Le principal point faible du CPS est le décalage entre ses décisions et leur mise en œuvre

Ces contradictions jettent le doute sur l’engagement de l’UA à faire respecter ses politiques en matière de bonne gouvernance et de démocratie. Il n’est pas surprenant que les forces armées du Burkina Faso aient organisé un nouveau coup d’État en octobre 2022, le deuxième en un an, faisant craindre par là-même que cette nouvelle insécurité en Afrique n’en soit qu’à ses débuts.

Le CPS a récemment revu la feuille de route de l’UA visant à faire taire les armes et a élaboré un cadre de suivi et d’évaluation. Il a également mis en place un sous-comité au CPS sur les sanctions et un comité d’experts. Il peut s’appuyer sur ces acquis en apportant des réponses opportunes et proactives aux défis sécuritaires croissants que connaît l’Afrique.

Cela nécessitera une meilleure capacité à prévenir les conflits et à agir rapidement lorsqu’ils surviennent. Le CPS doit également s’attaquer aux situations nationales controversées qui étaient jusqu’à présent absentes de son ordre du jour.

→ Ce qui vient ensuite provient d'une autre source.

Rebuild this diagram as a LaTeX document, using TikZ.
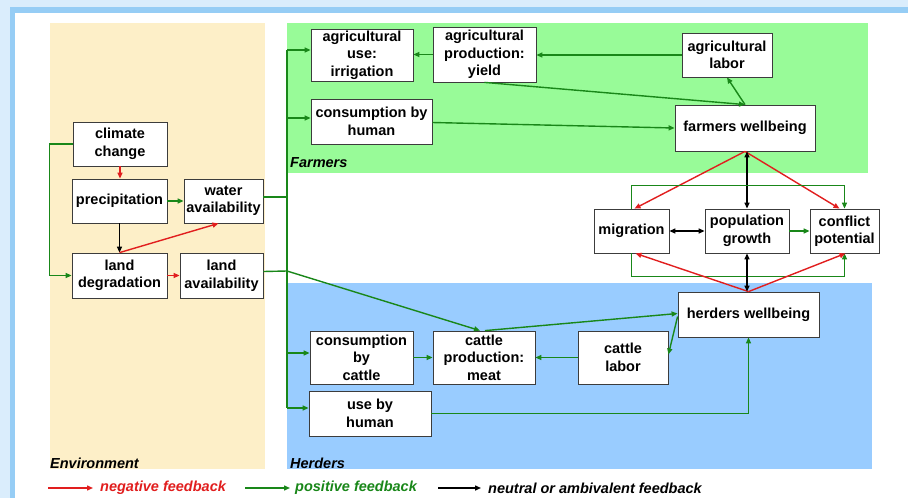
\documentclass[tikz,border=0pt]{standalone}
\usepackage{fontspec}
\setmainfont{Liberation Sans}
\usetikzlibrary{arrows.meta,calc}
\definecolor{outerblue}{RGB}{218,237,252}
\definecolor{midblue}{RGB}{150,205,245}
\definecolor{beige}{RGB}{253,239,200}
\definecolor{farmgreen}{RGB}{152,251,152}
\definecolor{herdblue}{RGB}{153,204,255}
\definecolor{posgreen}{RGB}{25,135,25}
\definecolor{negred}{RGB}{225,30,30}
\definecolor{boxgray}{RGB}{60,60,60}
\begin{document}
\begin{tikzpicture}[x=1pt,y=-1pt,
  box/.style={draw=boxgray, fill=white, line width=0.8pt, align=center, inner sep=1pt,
    font=\fontsize{14.5}{17.5}\selectfont\bfseries},
  mytip/.tip={Triangle[length=6pt,width=5pt]},
  posline/.style={draw=posgreen, line width=1.4pt},
  posarr/.style={posline, -mytip},
  negarr/.style={draw=negred, line width=1.4pt, -mytip},
  neuarr/.style={draw=black, line width=1.4pt, -mytip},
  bothr/.style={draw=black, line width=1.4pt, mytip-mytip},
  lbl/.style={font=\fontsize{14.5}{17}\selectfont\bfseries\itshape, inner sep=0pt, anchor=west}]
\useasboundingbox (0,0) rectangle (908,498);
\fill[outerblue] (0,0) rectangle (908,498);
\fill[midblue] (10,7) rectangle (908,498);
\fill[white] (15,13) rectangle (908,498);
\fill[beige] (50,23) rectangle (265,469);
\fill[farmgreen] (287,23) rectangle (868,173);
\fill[herdblue] (287,283) rectangle (872,469);

\node[lbl] (envl) at (50,463) {Environment};
\node[lbl] (farml) at (290,163) {Farmers};
\node[lbl] (herdl) at (290,463) {Herders};

% coordinates of the trunk
\coordinate (tA) at (287,50);
\coordinate (tB) at (287,118);
\coordinate (tW) at (287,197);
\coordinate (tL) at (287,271);
\coordinate (tC) at (287,353);
\coordinate (tD) at (287,408);

% nodes
\node[box, minimum width=94pt, minimum height=44pt] (cc) at (120,144) {climate\\change};
\node[box, minimum width=95pt, minimum height=44pt] (pr) at (119.5,201) {precipitation};
\node[box, minimum width=79pt, minimum height=44pt] (wa) at (223.5,201) {water\\availability};
\node[box, minimum width=95pt, minimum height=45pt] (ld) at (119.5,275.5) {land\\degradation};
\node[box, minimum width=83pt, minimum height=45pt] (la) at (221.5,275.5) {land\\availability};
\node[box, minimum width=102pt, minimum height=52pt] (au) at (362,55) {agricultural\\use:\\irrigation};
\node[box, minimum width=103pt, minimum height=55pt] (ap) at (484.5,54.5) {agricultural\\production:\\yield};
\node[box, minimum width=121pt, minimum height=45pt] (ch) at (371.5,121.5) {consumption by\\human};
\node[box, minimum width=90pt, minimum height=44pt] (al) at (727,55) {agricultural\\labor};
\node[box, minimum width=140pt, minimum height=46pt] (fw) at (745,128) {farmers wellbeing};
\node[box, minimum width=75pt, minimum height=44pt] (mi) at (631.5,231) {migration};
\node[box, minimum width=84pt, minimum height=44pt] (pg) at (747,231) {population\\growth};
\node[box, minimum width=69pt, minimum height=44pt] (cp) at (844.5,231) {conflict\\potential};
\node[box, minimum width=141pt, minimum height=45pt] (hw) at (748.5,314.5) {herders wellbeing};
\node[box, minimum width=90pt, minimum height=53pt] (cl) at (623,357.5) {cattle\\labor};
\node[box, minimum width=102pt, minimum height=53pt] (cm) at (484,357.5) {cattle\\production:\\meat};
\node[box, minimum width=103pt, minimum height=53pt] (cbc) at (361.5,357.5) {consumption\\by\\cattle};
\node[box, minimum width=122pt, minimum height=45pt] (uh) at (370,413.5) {use by\\human};

% environment connectors
\draw[posarr] (cc.west) -- ++(-23,0) |- (ld.west);
\draw[negarr] (cc.south) -- (cc.south |- pr.north);
\draw[posarr] (pr.east) -- (wa.west);
\draw[neuarr] (pr.south) -- (pr.south |- ld.north);
\draw[negarr] (ld.north) -- ($(wa.south)+(-5,0)$);
\draw[negarr] (ld.east) -- (la.west);

% trunk
\draw[posline] ($(wa.east)+(0,-4)$) -- (tW);
\draw[posline] ($(la.east)+(0,-4)$) -- (tL);
\draw[posline] (tA) -- (tD);
\draw[posarr] (tA) -- (tA -| au.west);
\draw[posarr] (tB) -- (tB -| ch.west);
\draw[posarr] (tC) -- (tC -| cbc.west);
\draw[posarr] (tD) -- (tD -| uh.west);
\draw[posarr] (tL) -- ($(cm.north)+(-4,0)$);

% farmers
\draw[posarr] (al.west) -- (al.west -| ap.east);
\draw[posarr] (ap.west) -- (ap.west -| au.east);
\draw[posarr] (ap.south) -- (fw.north);
\draw[posarr] (fw.north) -- (al.south);
\draw[posarr] ($(ch.east)+(0,1)$) -- (fw.west);

% middle
\draw[negarr] (fw.south) -- ($(mi.north)+(3,0)$);
\draw[negarr] (fw.south) -- ($(cp.north)+(-5,0)$);
\draw[bothr] (pg.north) -- (pg.north |- fw.south);
\draw[posarr] (mi.north) -- ++(0,-23) -| (cp.north);
\draw[posarr] (mi.south) -- ++(0,23) -| (cp.south);
\draw[bothr] (mi.east) -- (pg.west);
\draw[posarr] (pg.east) -- (cp.west);
\draw[negarr] (hw.north) -- ($(mi.south)+(4,0)$);
\draw[negarr] (hw.north) -- ($(cp.south)+(1,0)$);
\draw[bothr] (pg.south) -- (pg.south |- hw.north);

% herders
\draw[posarr] ($(cm.north)+(1,0)$) -- ($(hw.west)+(0,-1)$);
\draw[posarr] ($(hw.west)+(0,2)$) -- ($(cl.east)+(0,-3)$);
\draw[posarr] (cl.west) -- (cm.east);
\draw[posarr] (cbc.east) -- (cm.west);
\draw[posarr] (uh.east) -| (hw.south);

% legend
\coordinate (lr1) at (48,488); \coordinate (lr2) at (93,488);
\coordinate (lg1) at (245,488); \coordinate (lg2) at (290,488);
\coordinate (lb1) at (438,488); \coordinate (lb2) at (481,488);
\draw[negarr] (lr1) -- (lr2);
\draw[posarr] (lg1) -- (lg2);
\draw[neuarr] (lb1) -- (lb2);
\node[lbl, text=negred] (lrt) at (100,488) {negative feedback};
\node[lbl, text=posgreen] (lgt) at (295,488) {positive feedback};
\node[lbl] (lbt) at (488,488) {neutral or ambivalent feedback};
\end{tikzpicture}
\end{document}
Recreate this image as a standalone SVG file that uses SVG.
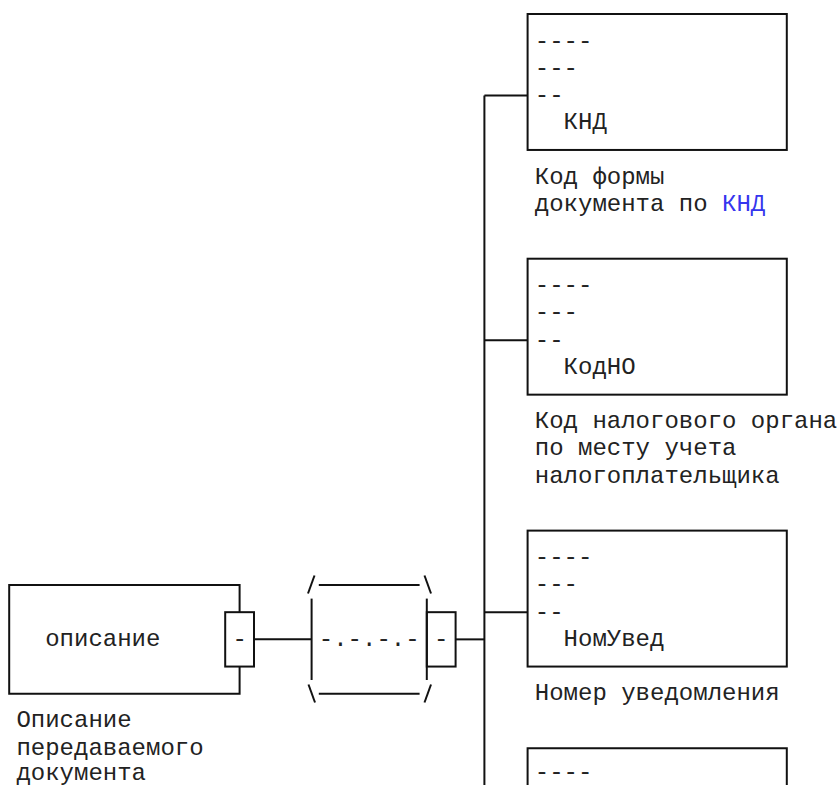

Il sera tout aussi important de garantir le financement de la lutte contre le terrorisme et d’accélérer la mise en œuvre des décisions prises par l’UA en mai 2022 sur le terrorisme et les changements anticonstitutionnels de gouvernement. Comme il sera également essentiel de procéder au suivi régulier de la mise en œuvre de ses décisions.